The Notice also announces certain relief measures that Treasury and the IRS intend to adopt as amendments to existing the final and temporary regulations.

Preexisting Account Treatment

Under the chapter 4 regulations, withholding agents and FFIs are generally required to implement new account opening procedures beginning on July 1, 2014.  Comments received after the publication of the temporary chapter 4 regulations indicated that the release dates of the final Forms W-8 and accompanying instructions present practical problems for both withholding agents and FFIs to implement new account opening procedures beginning on July 1, 2014.  In consideration of these comments, the Notice provides that withholding agents and FFIs are permitted to treat accounts held by an entity opened after July 1, 2014 and before January 1, 2015 as a preexisting account for the purposes of the due diligence and withholding requirements applicable to preexisting obligations (provided, however, that the exception in those requirements for accounts having a balance of $250,000 or less will not apply).  The effect of this change is to generally allow withholding agents and FFIs until June 30, 2016 to document such entity accounts.  The Notice emphasizes that this treatment will not apply to accounts held by individuals, as the procedures for documenting individual accounts are less complex than those for documenting entities.

Certain Technical Issues

The Notice also addresses certain technical compliance issues that commentators had raised.

Standards of Knowledge and Reasonable Statements.  The Notice provides certain relief with respect to the implementation of temporary regulations under chapters 3 and 61, which will allow a withholding agent to continue to treat an individual as foreign notwithstanding certain “indicia” of U.S. status, and allows withholding agents to rely on certain reasonable explanations contained in the chapter 3 regulations (but not listed in the temporary chapter 4 regulations) for purposes of establishing a person’s foreign status for chapter 4 purposes.

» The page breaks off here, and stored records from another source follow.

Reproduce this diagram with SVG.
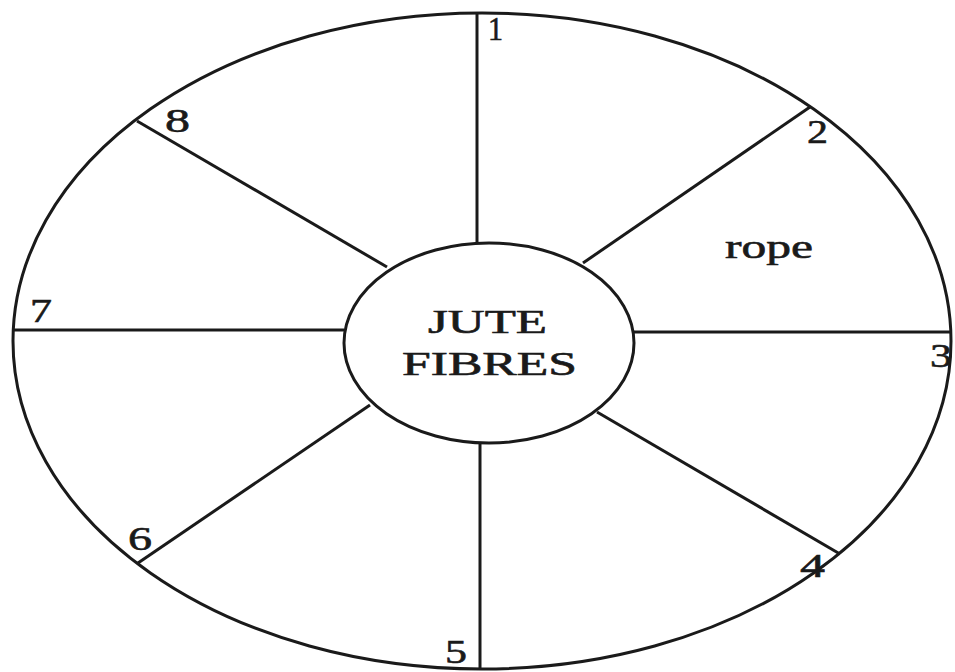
<svg xmlns="http://www.w3.org/2000/svg" width="955" height="672" viewBox="0 0 955 672">
<style>
.ln{stroke:#1a1a1a;stroke-width:3;fill:none}
.t{font-family:"Liberation Serif","Times New Roman",serif;fill:#1a1a1a;stroke:#1a1a1a;stroke-width:0.6}
.num{font-size:34px}
.big{font-size:33px}
</style>
<rect width="955" height="672" fill="#fff"/>
<g id="connectors">
<line class="ln" x1="477" y1="243" x2="477" y2="13"/>
<line class="ln" x1="583" y1="263" x2="810" y2="107"/>
<line class="ln" x1="634" y1="332" x2="951" y2="332"/>
<line class="ln" x1="597" y1="412" x2="840" y2="554"/>
<line class="ln" x1="480" y1="443" x2="480" y2="669"/>
<line class="ln" x1="370" y1="405" x2="138" y2="563"/>
<line class="ln" x1="12" y1="330" x2="344" y2="330"/>
<line class="ln" x1="387" y1="267" x2="137" y2="121"/>
</g>
<g id="outer">
<ellipse class="ln" cx="482" cy="341" rx="469" ry="328"/>
</g>
<g id="center">
<ellipse class="ln" cx="489" cy="343" rx="145" ry="100" fill="#fff"/>
<text class="t big" x="428" y="333" textLength="119" lengthAdjust="spacingAndGlyphs">JUTE</text>
<text class="t big" x="402" y="375" textLength="175" lengthAdjust="spacingAndGlyphs">FIBRES</text>
</g>
<g id="labels">
<text class="t num" x="488" y="40" textLength="15" lengthAdjust="spacingAndGlyphs">1</text>
<text class="t num" x="807" y="143" textLength="21" lengthAdjust="spacingAndGlyphs">2</text>
<text class="t num" x="930" y="367" textLength="22" lengthAdjust="spacingAndGlyphs">3</text>
<text class="t num" x="800" y="577" textLength="25" lengthAdjust="spacingAndGlyphs">4</text>
<text class="t num" x="445" y="663" textLength="22" lengthAdjust="spacingAndGlyphs">5</text>
<text class="t num" x="128" y="550" textLength="24" lengthAdjust="spacingAndGlyphs">6</text>
<text class="t num" x="30" y="322" textLength="22" lengthAdjust="spacingAndGlyphs">7</text>
<text class="t num" x="165" y="132" textLength="25" lengthAdjust="spacingAndGlyphs">8</text>
<text class="t big" x="725" y="258" textLength="88" lengthAdjust="spacingAndGlyphs">rope</text>
</g>
</svg>
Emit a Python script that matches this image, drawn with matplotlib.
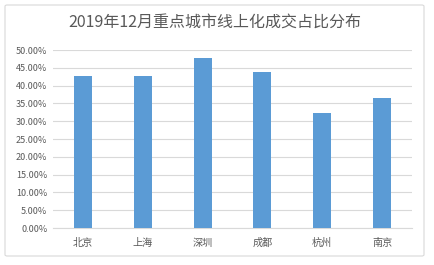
import matplotlib
matplotlib.use("Agg")
import matplotlib.pyplot as plt
from matplotlib.patches import FancyBboxPatch
from matplotlib.ticker import FuncFormatter, MultipleLocator

plt.rcParams['font.family'] = ['Noto Sans CJK SC', 'DejaVu Sans']

cities = ["北京", "上海", "深圳", "成都", "杭州", "南京"]
shares = [42.7, 42.6, 47.8, 43.9, 32.3, 36.6]
title = "2019年12月重点城市线上化成交占比分布"

fig = plt.figure(figsize=(4.34, 2.65), dpi=100)

# chart border
border = FancyBboxPatch((5 / 434, 9 / 265), 419 / 434, 251 / 265,
                        boxstyle="round,pad=0,rounding_size=0.005",
                        transform=fig.transFigure, fill=False,
                        edgecolor="#d9d9d9", linewidth=0.8)
fig.patches.append(border)

ax = fig.add_axes([53 / 434, 1 - 228 / 265, 359 / 434, 178 / 265])
x = range(len(cities))
ax.bar(x, shares, width=0.3, color="#5b9bd5", zorder=3)

ax.set_xlim(-0.5, len(cities) - 0.5)
ax.set_ylim(0, 50)
ax.yaxis.set_major_locator(MultipleLocator(5))
ax.yaxis.set_major_formatter(FuncFormatter(lambda v, p: "%.2f%%" % v))
ax.set_xticks(list(x))
ax.set_xticklabels(cities)

ax.grid(axis="y", color="#d9d9d9", linewidth=0.8, zorder=0)
for s in ["top", "right", "left"]:
    ax.spines[s].set_visible(False)
ax.spines["bottom"].set_color("#d9d9d9")
ax.spines["bottom"].set_linewidth(0.8)
ax.tick_params(axis="y", length=0, labelsize=6.5, colors="#595959", pad=4)
ax.tick_params(axis="x", length=0, labelsize=7.3, colors="#595959", pad=7)

fig.text(215 / 434, 1 - 23 / 265, title, ha="center", va="center",
         fontsize=11.5, color="#595959")

plt.savefig("out.png", dpi=100)
plt.close()
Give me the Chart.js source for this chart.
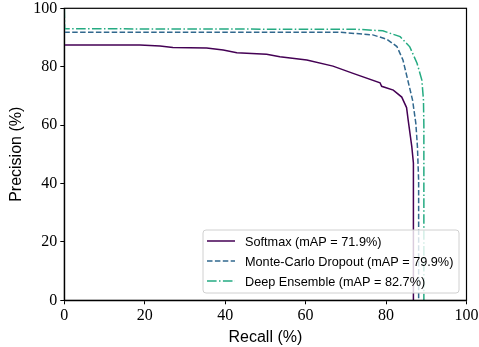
<!DOCTYPE html>
<html><head><meta charset="utf-8">
<script src="https://cdn.jsdelivr.net/npm/chart.js@4.4.1/dist/chart.umd.min.js"></script>
<style>html,body{margin:0;padding:0;background:#fff}#wrap{width:479px;height:347px}</style>
</head><body><div id="wrap"><canvas id="c" width="479" height="347"></canvas></div>
<script>
const xTicks = [0, 20, 40, 60, 80, 100];
const yTicks = [0, 20, 40, 60, 80, 100];
const seriesLabels = ["Softmax (mAP = 71.9%)", "Monte-Carlo Dropout (mAP = 79.9%)", "Deep Ensemble (mAP = 82.7%)"];
const softmaxRecall    = [0, 18.8, 23.8, 27.0, 35.4, 39.5, 42.9, 50.3, 53.6, 60.3, 66.8, 71.8, 78.5, 78.9, 81.8, 83.9, 85.1, 85.5, 86.4, 86.8, 86.8];
const softmaxPrecision = [87.4, 87.4, 87.1, 86.6, 86.4, 85.7, 84.8, 84.3, 83.4, 82.3, 80.2, 77.7, 74.5, 73.3, 72.0, 69.6, 66.0, 61.7, 52.6, 47.0, 0];
const dropoutRecall    = [0, 68.5, 76.7, 80.2, 82.7, 84.2, 85.4, 86.6, 87.4, 87.8, 88.1, 88.1];
const dropoutPrecision = [91.8, 91.8, 90.9, 89.4, 86.9, 82.3, 75.4, 68.5, 60.6, 52.6, 41.0, 0];
const ensembleRecall    = [0, 0.1, 72.8, 79.2, 83.5, 85.9, 87.7, 88.9, 89.3, 89.4, 89.4];
const ensemblePrecision = [100, 93.0, 92.8, 92.3, 90.3, 86.8, 81.2, 75.4, 68.6, 60.0, 0];

const colors = ["#440154", "#31688e", "#25ab82"];
const dashes = [[], [5.5, 2.4], [9.6, 2.4, 1.5, 2.4]];
const pts = (xs, ys) => xs.map((x, i) => ({x: x, y: ys[i]}));
const seriesData = [pts(softmaxRecall, softmaxPrecision), pts(dropoutRecall, dropoutPrecision), pts(ensembleRecall, ensemblePrecision)];

const frame = {
  id: 'frame',
  afterDatasetsDraw(chart) {
    const a = chart.chartArea, ctx = chart.ctx;
    ctx.save();
    ctx.strokeStyle = '#000'; ctx.lineWidth = 1.2;
    ctx.strokeRect(a.left, a.top, a.right - a.left, a.bottom - a.top);
    const bx = 203, by = 230, bw = 256, bh = 63, r = 3;
    ctx.beginPath();
    ctx.moveTo(bx + r, by); ctx.arcTo(bx + bw, by, bx + bw, by + bh, r);
    ctx.arcTo(bx + bw, by + bh, bx, by + bh, r); ctx.arcTo(bx, by + bh, bx, by, r);
    ctx.arcTo(bx, by, bx + bw, by, r); ctx.closePath();
    ctx.fillStyle = 'rgba(255,255,255,0.8)'; ctx.fill();
    ctx.strokeStyle = '#d0d0d0'; ctx.lineWidth = 1; ctx.stroke();
    ctx.font = '12.7px "Liberation Sans", Arial, sans-serif';
    ctx.textBaseline = 'middle'; ctx.fillStyle = '#000';
    chart.data.datasets.forEach((ds, i) => {
      const y = 241 + i * 20;
      ctx.beginPath(); ctx.setLineDash(ds.borderDash || []);
      ctx.strokeStyle = ds.borderColor; ctx.lineWidth = 1.5;
      ctx.moveTo(207, y); ctx.lineTo(235, y); ctx.stroke();
      ctx.setLineDash([]);
      ctx.fillText(ds.label, 245, y + 1);
    });
    ctx.restore();
  }
};

new Chart(document.getElementById('c'), {
  type: 'line',
  data: {
    datasets: seriesData.map((d, i) => ({
      label: seriesLabels[i], data: d, borderColor: colors[i], borderWidth: 1.5,
      borderDash: dashes[i], pointRadius: 0, fill: false, tension: 0
    }))
  },
  options: {
    responsive: false, animation: false, devicePixelRatio: 1,
    layout: {padding: {left: 0, right: 12.5, top: 8.3, bottom: 0}},
    plugins: {legend: {display: false}, tooltip: {enabled: false}},
    scales: {
      x: {
        type: 'linear', min: 0, max: 100,
        afterBuildTicks: s => { s.ticks = xTicks.map(v => ({value: v})); },
        afterFit: s => { s.height = 46.7; s.paddingLeft = 0; s.paddingRight = 0; },
        grid: {drawOnChartArea: false, drawTicks: true, tickLength: 4, tickColor: '#000', lineWidth: 1},
        border: {display: true, color: '#000', width: 1.2},
        ticks: {color: '#000', padding: 3, maxRotation: 0, font: {family: '"Liberation Serif", serif', size: 16, lineHeight: 1}},
        title: {display: true, text: 'Recall (%)', color: '#000', padding: {top: 0, bottom: 0}, font: {family: '"Liberation Sans", Arial, sans-serif', size: 16}}
      },
      y: {
        type: 'linear', min: 0, max: 100,
        afterBuildTicks: s => { s.ticks = yTicks.map(v => ({value: v})); },
        afterFit: s => { s.width = 64.3; s.paddingTop = 0; s.paddingBottom = 0; },
        grid: {drawOnChartArea: false, drawTicks: true, tickLength: 4, tickColor: '#000', lineWidth: 1},
        border: {display: true, color: '#000', width: 1.2},
        ticks: {color: '#000', padding: 3, font: {family: '"Liberation Serif", serif', size: 16, lineHeight: 1}},
        title: {display: true, text: 'Precision (%)', color: '#000', padding: {top: 7, bottom: 0}, font: {family: '"Liberation Sans", Arial, sans-serif', size: 16}}
      }
    }
  },
  plugins: [frame]
});
</script></body></html>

Alternative Registration Process for Limited FFIs and Limited Branches.  In general, in order for any FFI that is a member of an EAG to obtain status as a participating FFI or registered deemed-compliant FFI, each FFI member of the EAG must qualify for such status, be an exempt FFI or qualify as a “limited FFI.”  Similarly, any FFI or branch of a participating FFI must be registered with the IRS and agree to certain conditions in order to be treated as a limited FFI or limited branch.  The Notice addresses two issues related to obtaining limited FFI status:

  • First, it allows a limited FFI or limited branch to open U.S. accounts for persons resident in the jurisdiction where it is located, and accounts for nonparticipating FFIs resident in that jurisdiction. 
  • Second, it provides that, if an FFI is prohibited under local law from registering as a limited FFI but otherwise would be able to comply with the requirements of limited FFI status, the prohibition will not prevent the members of its EAG from obtaining statuses as participating FFIs or registered deemed-compliant FFIs if the FFI prohibited from registering is identified as a limited FFI on the FATCA registration website by another member of its EAG that is either a U.S. financial institution or an FFI seeking status as a participating FFI (including a reporting Model 2 FFI) or reporting Model 1 FFI.